这样的宽容,正是长者可爱之处。调侃朋友,最难恰到好处:如果对方根本不在乎,则调者自调,久而无趣;如果对方十分在乎,又怕反应太强,超过预期。最理想的对象──我不敢说「牺牲品」──是相当在乎,却又相当容忍,那种微妙的平衡,正在似恼不恼之间,使调者觉得有一点冒险,却又终于并没有闯祸,而旁观者只是捏一把──不,半把冷汗,于是宾主释然尽欢。思果正是这么一位可爱的朋友,宽容的长者。所以每次他来我家,都成为众所欢迎的客人,也是我几个女儿最感兴趣的「蔡伯伯」。有时我又不能无疑──说不定思果早已觑破了文友谐谑无状得寸进尺的弱点,故意装出欲恼不恼的神情来逗逗我们,果真如此,我们反而入了他的彀了。

要说思果总是供人谐谑,一味为幽默而牺性,则又不尽然。碰巧在兴头上,他也会取笑别人,摹仿一些名流的口音和语调,博四座一粲。他富有方言的天才,什么地方的口音一学就会。他自己是镇江人,国语略带镇江乡音,发现女画家洪娴竟是小同乡,有机会和她重温「母语」,高兴极了。镇江附近的京沪方言,他似乎也会好几种,却推崇宋淇沪音之正。他在九江住过,江西话不消说得。去年端午之夜,他来我家过节,饭后我们挂起三闾大夫佩剑行吟的拓像,和黄维樑、黄国彬四人诵起「离骚」来,思果用湘音缓吟,别有情韵。此外我还听他学桐城人和温州人的口吻,也颇乱真。

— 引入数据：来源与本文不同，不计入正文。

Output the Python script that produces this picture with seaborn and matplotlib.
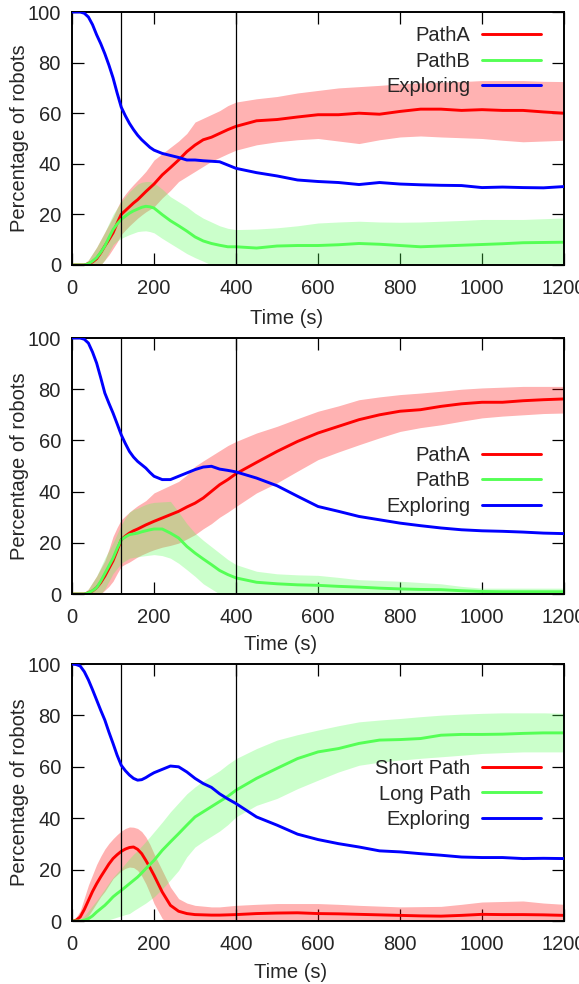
import numpy as np
import pandas as pd
import matplotlib
matplotlib.use("Agg")
import matplotlib.pyplot as plt
import seaborn as sns

# Sample times (s): dense during the start-up transient, coarser afterwards
time_s = ([0, 10, 20, 30, 40, 50, 60, 70, 80, 90, 100, 110, 120, 130, 140, 150, 160, 170, 180, 190, 200]
          + [220, 240, 260, 280, 300, 320, 340, 360, 380, 400]
          + [450, 500, 550, 600, 650, 700, 750, 800, 850, 900, 950, 1000, 1050, 1100, 1150, 1200])

# ---- Experiment 1 ----
p1_explore = [100, 100, 100, 99.5, 98, 95, 91, 87.5, 83.5, 79, 74, 68, 62.4, 59, 56, 53.5, 51.3, 49.5, 48, 46.5, 45.4,
              44.1, 43.3, 42.5, 41.5, 41.5, 41.2, 41, 40.8, 39.5, 38.2,
              36.5, 35.2, 33.6, 33, 32.6, 31.8, 32.6, 32, 31.7, 31.5, 31.4, 30.6, 30.8, 30.6, 30.5, 31]
p1_a_mean = [0, 0, 0, 0, 0.5, 1.2, 2.5, 4.8, 7.5, 10, 12.7, 16.5, 20, 21.5, 23, 24.5, 25.8, 27.4, 29, 30.5, 32,
             35.6, 38.5, 41.5, 44.8, 47.4, 49.5, 50.5, 52, 53.5, 54.8,
             57, 57.5, 58.5, 59.4, 59.4, 60, 59.6, 60.7, 61.6, 61.6, 61.1, 61.4, 61.1, 61.1, 60.5, 60]
p1_a_hi = [0, 0, 0, 0.5, 2, 4.5, 7, 10, 13, 16, 19, 22.5, 25.8, 28, 30, 31.8, 33.5, 35.2, 37, 39.2, 41.5,
           44, 46.5, 49, 52, 56.5, 58, 59.5, 61, 63, 64.4,
           65.7, 66.6, 68, 69, 70, 70.5, 71, 71.6, 72, 72.3, 72.5, 72.9, 72.9, 72.9, 72.6, 72.5]
p1_a_lo = [0, 0, 0, -0.5, -1, -1.5, -2, 0, 2, 4, 6.5, 9, 12, 13.8, 15.5, 17, 18.5, 19.8, 21, 22, 23,
           26.5, 29.5, 33, 35, 37, 39, 41, 42.5, 44, 45.4,
           47.5, 48.7, 49.5, 50, 49, 48, 49.5, 50.6, 51, 50.6, 50.3, 50, 49.3, 48.7, 49, 49.3]
p1_b_mean = [0, 0, 0, 0, 0.5, 1.5, 2.9, 5, 7.5, 10.8, 14, 16.2, 18, 19.3, 20.5, 21.4, 22.1, 22.8, 23.2, 23, 22.5,
             19.9, 17.5, 15.5, 13.4, 11.1, 9.5, 8.5, 7.8, 7.2, 7.2,
             6.7, 7.5, 7.7, 7.7, 8, 8.5, 8.2, 7.7, 7.2, 7.5, 7.8, 8.1, 8.4, 8.8, 8.9, 9]
p1_b_hi = [0, 0, 0, 0.5, 2, 4.5, 7, 10, 13, 16.5, 20, 22.5, 25, 27, 29, 30.5, 32, 32.7, 33, 33, 32.5,
           30, 27, 25, 23, 20.5, 18.5, 17, 15.5, 14.5, 14,
           14.2, 14.7, 15.5, 16.6, 17, 17.3, 17, 16.9, 17, 17.3, 17.6, 18, 18, 18, 18.3, 18.6]
p1_b_lo = [0, 0, 0, -0.5, -1, -1.5, -1.5, 0, 2, 5, 8, 9.5, 10.5, 11.3, 12, 12.6, 13.2, 13.4, 13.5, 13.2, 12.7,
           10.5, 8.5, 6.5, 4.5, 2.9, 1.5, 0, -1, -2, -2,
           -3, -2, -2, -2, -2, -1.5, -1.5, -2, -2, -2, -2, -2, -1.5, -1, -1, -1]

# ---- Experiment 2 ----
p2_explore = [100, 100, 100, 99.5, 98, 94.5, 90.2, 84.5, 78.5, 74.5, 70.7, 66.5, 62.2, 58.8, 55.7, 53.5, 51.8, 50.5, 49.2, 47.5, 46,
              44.7, 44.7, 46, 47.3, 48.6, 49.6, 49.9, 48.8, 48.3, 47.7,
              45.3, 42.3, 38.2, 34.2, 32.3, 30.3, 29, 27.7, 26.7, 25.8, 25.1, 24.7, 24.5, 24.2, 23.8, 23.6]
p2_a_mean = [0, 0, 0, 0, 0.5, 1.2, 2.5, 4.5, 7, 10, 13, 17, 21.2, 22.6, 23.8, 24.7, 25.4, 26.2, 27, 27.7, 28.4,
             29.7, 31, 32.3, 34, 35.5, 37.5, 40.1, 42.7, 44.7, 47,
             51.4, 55.7, 59.6, 62.9, 65.5, 68.1, 70, 71.4, 72, 73.3, 74.3, 74.9, 74.9, 75.5, 75.9, 76.2]
p2_a_hi = [0, 0, 0, 0.5, 2, 4.5, 7, 10, 13, 17.5, 22.5, 26, 29, 30.5, 32, 33.3, 34.5, 35.5, 36.5, 38, 39.5,
           41, 42.5, 44, 46.5, 49.9, 52, 54, 56, 58, 59.6,
           62.9, 65.5, 68.5, 71.4, 73.5, 75.9, 77, 77.9, 78.5, 79.2, 80, 80.5, 80.8, 81.1, 81.1, 81.1]
p2_a_lo = [0, 0, 0, -0.5, -1, -1.5, -2, 0, 1.5, 3, 5, 8, 10.8, 11.7, 12.5, 13.5, 14.5, 15.3, 16, 16.7, 17.3,
           18.3, 19, 19.9, 21.5, 23.2, 25.5, 27.5, 30, 32, 34.2,
           39.5, 43.4, 48, 52.5, 55.5, 58.3, 61, 63.5, 65, 66.1, 67.5, 68.8, 69.5, 70, 70.5, 70.7]
p2_b_mean = [0, 0, 0, 0, 0.5, 1.3, 2.5, 5, 8, 11, 14, 17.8, 21.2, 22.3, 23.2, 23.5, 23.8, 24.3, 24.7, 25.1, 25.4,
             25.4, 23.8, 21.9, 18.6, 16, 13.7, 11.5, 9.2, 7.6, 6.3,
             4.6, 4, 3.6, 3.4, 3, 2.7, 2.3, 2, 1.8, 1.7, 1.3, 1, 0.9, 0.9, 0.9, 0.9]
p2_b_hi = [0, 0, 0, 0.5, 2, 4.5, 7, 10.5, 14, 17, 20, 23.5, 27, 29.8, 32, 33, 33.5, 34.3, 35, 35.5, 35.8,
           36, 36.2, 32, 27.5, 23.8, 21, 18.5, 16, 13.5, 11.5,
           8.9, 7.9, 7.5, 7.3, 6.5, 5.6, 5.3, 5, 4.5, 4, 3, 2.3, 2.3, 2.3, 2.3, 2.3]
p2_b_lo = [0, 0, 0, -0.5, -1, -1.5, -2, 0, 2, 5, 8, 10, 12, 13, 14, 14.3, 14.5, 14.8, 15, 15.2, 15.4,
           15, 14, 12, 9.5, 6.9, 4, 2, 0, -1, -2,
           -2, -2, -2, -2, -2, -2, -2, -2, -2, -2, -2, -1, -1, -1, -1, -1]

# ---- Experiment 3 ----
p3_explore = [100, 99.8, 99.2, 97, 93.8, 90, 86, 82, 78.2, 73.5, 69.1, 64.5, 60.6, 58.5, 56.8, 55.5, 54.8, 55, 55.8, 56.8, 57.7,
              59, 60.3, 60, 58, 55.5, 53.5, 52, 49.5, 47.5, 45.7,
              40.5, 37.3, 33.8, 31.7, 30.1, 28.8, 27.3, 26.9, 26.2, 25.6, 24.9, 24.7, 24.7, 24.3, 24.4, 24.3]
p3_short_mean = [0, 0.3, 1.6, 4.5, 8, 11.5, 14.5, 17.2, 19.7, 22.2, 24.3, 25.8, 27.1, 28, 28.6, 28.8, 27.9, 26.2, 23.6, 20.8, 17.8,
                 11.3, 6.1, 3.8, 2.9, 2.5, 2.4, 2.3, 2.3, 2.4, 2.5,
                 2.9, 3.1, 3.2, 2.9, 2.8, 2.6, 2.4, 2.2, 2, 1.9, 2.2, 2.6, 2.5, 2.5, 2.4, 2.2]
p3_short_hi = [0, 1.5, 4, 9, 14, 18, 22, 25.2, 28, 30.2, 32, 33.6, 35, 36, 36.6, 36.5, 36, 34.8, 32.7, 29.8, 26.2,
               19.7, 13.2, 8.7, 7, 6.1, 5.8, 5.5, 5.5, 5.8, 6.1,
               6.5, 6.8, 6.8, 6.8, 6.5, 6.1, 5.8, 5.5, 5.6, 5.7, 6.5, 7.4, 7.6, 7.8, 7, 6.5]
p3_short_lo = [0, -0.5, -1, 0, 2, 4.5, 7, 9.5, 11.5, 14, 16.5, 18, 19.5, 20.5, 21, 20.8, 19.7, 17.5, 14.5, 10.8, 6.8,
               1, -2, -2, -2, -2, -2, -2, -2, -2, -2,
               -2, -2, -2, -2, -2, -2, -2, -2, -2, -2, -2, -2, -2, -2, -2, -2]
p3_long_mean = [0, 0, 0, 0.3, 0.9, 2, 3.5, 4.8, 6.1, 7.7, 9.4, 10.7, 11.9, 13.2, 14.5, 15.8, 17.1, 18.7, 20.4, 22, 23.6,
                27.5, 30.8, 34, 37.3, 40.5, 42.5, 44.5, 46.5, 48.5, 50.9,
                55.5, 59.4, 63.2, 65.8, 67.1, 69.1, 70.4, 70.6, 71, 72.3, 72.6, 72.6, 72.7, 73, 73.2, 73.2]
p3_long_hi = [0, 0.2, 0.5, 2, 4, 6, 8, 10.2, 12.5, 14.8, 17, 18.8, 20.5, 22.4, 24.3, 26, 27.5, 29.2, 31, 32.8, 34.7,
              38.5, 42.5, 46, 49.5, 52.2, 54.5, 56.5, 58.5, 61, 63.2,
              67.1, 70.4, 72.5, 74.3, 76, 77.5, 78.2, 78.8, 79.5, 80.1, 80.5, 80.8, 81, 81, 81, 80.8]
p3_long_lo = [0, -0.3, -0.5, -1.5, -2, -1.5, -1, -0.5, 0, 0.5, 1, 1.5, 2, 2.5, 2.9, 4, 5, 6, 7, 8.2, 9.4,
              12.5, 16, 19.7, 25, 28.8, 31, 33, 35, 37.5, 40.5,
              45, 47.7, 51.5, 54.8, 58, 60.6, 61.8, 62.6, 63.3, 63.9, 64.5, 65.2, 65.5, 65.8, 65.8, 65.8]

phase_marks = [120, 400]
x_ticks = [0, 200, 400, 600, 800, 1000, 1200]
y_ticks = [0, 20, 40, 60, 80, 100]

RED = "#ff0000"
GREEN = "#55ff55"
BLUE = "#0000ff"
FS = 14.5

sns.set_style("ticks")
plt.rcParams["font.family"] = ["Liberation Sans", "DejaVu Sans"]
plt.rcParams["font.size"] = FS

fig = plt.figure(figsize=(5.79, 9.84), dpi=100)

panels = [
    dict(rect=[0.1244, 0.7307, 0.8497, 0.2571],
         series=[("PathA", RED, p1_a_mean, p1_a_lo, p1_a_hi),
                 ("PathB", GREEN, p1_b_mean, p1_b_lo, p1_b_hi)],
         explore=p1_explore, leg_y=0.943, xlab=(0.437, -0.175)),
    dict(rect=[0.1244, 0.3963, 0.8497, 0.2602],
         series=[("PathA", RED, p2_a_mean, p2_a_lo, p2_a_hi),
                 ("PathB", GREEN, p2_b_mean, p2_b_lo, p2_b_hi)],
         explore=p2_explore, leg_y=0.578, xlab=(0.423, -0.16)),
    dict(rect=[0.1244, 0.0640, 0.8497, 0.2612],
         series=[("Short Path", RED, p3_short_mean, p3_short_lo, p3_short_hi),
                 ("Long Path", GREEN, p3_long_mean, p3_long_lo, p3_long_hi)],
         explore=p3_explore, leg_y=0.630, xlab=(0.445, -0.165)),
]

for p in panels:
    ax = fig.add_axes(p["rect"])
    handles = []
    for name, color, mean, lo, hi in p["series"]:
        ax.fill_between(time_s, lo, hi, color=color, alpha=0.3, linewidth=0, zorder=1)
        df = pd.DataFrame({"t": time_s, "v": mean})
        sns.lineplot(data=df, x="t", y="v", color=color, linewidth=2.1, ax=ax, zorder=1.2)
        handles.append((ax.lines[-1], name))
    df = pd.DataFrame({"t": time_s, "v": p["explore"]})
    sns.lineplot(data=df, x="t", y="v", color=BLUE, linewidth=2.1, ax=ax, zorder=3)
    handles.append((ax.lines[-1], "Exploring"))

    for xm in phase_marks:
        ax.axvline(xm, color="black", linewidth=0.9, zorder=2.5)

    ax.set_xlim(0, 1200)
    ax.set_ylim(0, 100)
    ax.set_xticks(x_ticks)
    ax.set_yticks(y_ticks)
    ax.tick_params(axis="both", direction="in", length=8.5, width=0.9,
                   top=True, right=True, labelsize=FS, color="black")
    ax.tick_params(axis="y", pad=8)
    ax.tick_params(axis="x", pad=10)
    for s in ax.spines.values():
        s.set_linewidth(1.4)
        s.set_color("black")
    ax.set_xlabel("Time (s)", fontsize=FS)
    ax.set_ylabel("Percentage of robots", fontsize=FS)
    ax.xaxis.set_label_coords(*p["xlab"])
    ax.yaxis.set_label_coords(-0.087, 0.5)

    ax.legend([h for h, _ in handles], [n for _, n in handles],
              loc="upper right", bbox_to_anchor=(0.953, p["leg_y"]),
              frameon=False, markerfirst=False, handlelength=2.9,
              handletextpad=0.6, labelspacing=0.32, borderpad=0,
              borderaxespad=0, fontsize=FS)

fig.savefig("out.png", dpi=100)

至于他的粤语,在此地的「外江佬」之中,要算得是一流的,当然不像本地人那么道地,却也无拘无碍,雅达兼备,在我听来,已经够好的了。有一次在「青年文学奖」颁奖的讲评会上,众评判轮流上台。轮到思果,他竟用粤语侃侃讲了十分钟,听众听出他不是广东人,却欣赏一位「上海人」──本地人习称所有外省人为上海人──把粤语说得这么清爽,报以热烈的掌声,且在他原来无意幽默的地方触发了幽默的契机,引起满堂欢笑。